BJP sources say if Bidhuri became chief minister then, Kejriwal would not have risen so fast in the politics of Delhi. Now the BJP thinks he may be a challenge to the chief minister in the Assembly and the wider politics of Delhi.
He was close to former Haryana chief minister Bhajan Lal in the early 1980s and also to Indira Gandhi, with whom he could be seen (unfortunately for him, those were pre-selfie days). She made him chairman of Haryana Warehousing Corporation with rank of Cabinet minister, a job he did very well. He wormed into the good graces of V P Singh too, and was also associated with Kanshiram, the founder of the BSP.
The early leaders of Delhi were Chaudhary Brahm Prakash, H K L Bhagat, and Madanlal Khurana. Bhagat was very popular in Delhi in the 1980s. Development work in East Delhi was prominently by him. His career declined after losing in East Delhi in 1991 and an important factor behind his defeat was none other than Bidhuri, who split the Gurjar vote. When Delhi got its first Assembly in its current constitutional form in 1993, Bidhuri won from the Badarpur constituency as a Janata Dal candidate. The party had four MLAs and almost 18 per cent of the vote.
In 2003 there were chances of Khurana becoming Opposition leader but that did not happen. He could have posed problems for then chief minister Sheila Dikshit, who was seen as an outsider because her father-in-law was a politician in UP. Khurana grew out of the thickets of Delhi politics and had a commerce with bureaucrats. Sources say whatever role Khurana could have played then, Bidhuri could perform it now.

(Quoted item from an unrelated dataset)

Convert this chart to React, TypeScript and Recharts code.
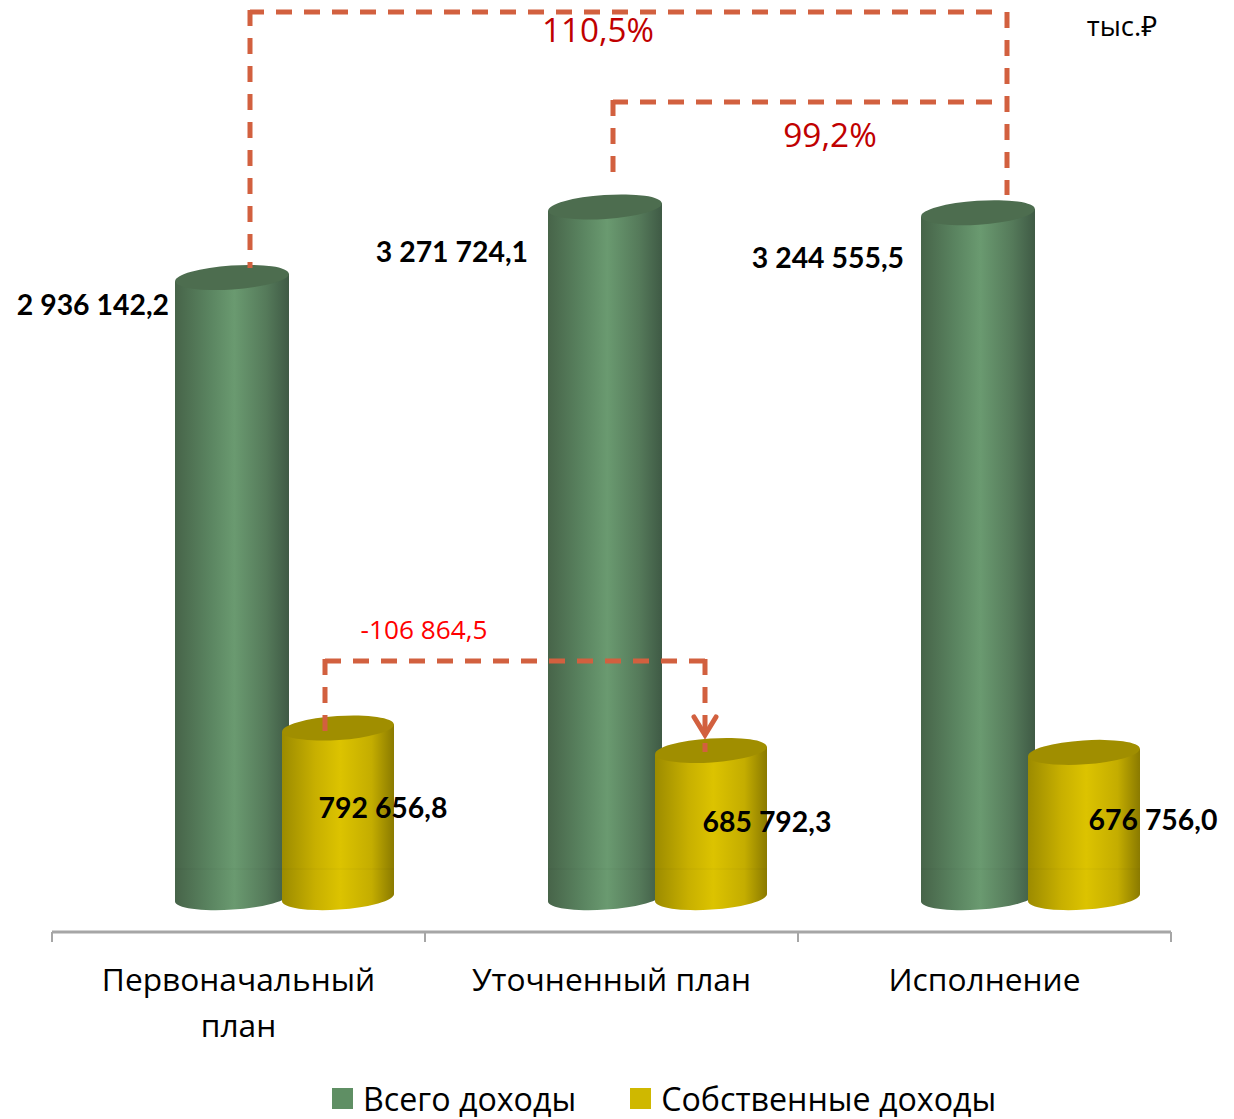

He left the Congress by rebelling against Dikshit because he criticised her working style and brought corruption charges against her. Though his rebellion had some initial heft, it meandered into sluggish waters and spent itself. Dikshit, after all, had the blessings of the top leader of the party.
Bidhuri has a way with the bureaucracy. Under his guidance seven corporators were elected in 2012. He has counselled Ajay Maken, Arvinder Singh Lovely, and Harun Yusuf. Whenever they needed any suggestion they used to talk to Dada Bidhuri. His political career is a story of ambition and good connections, and now he has something to cheer about.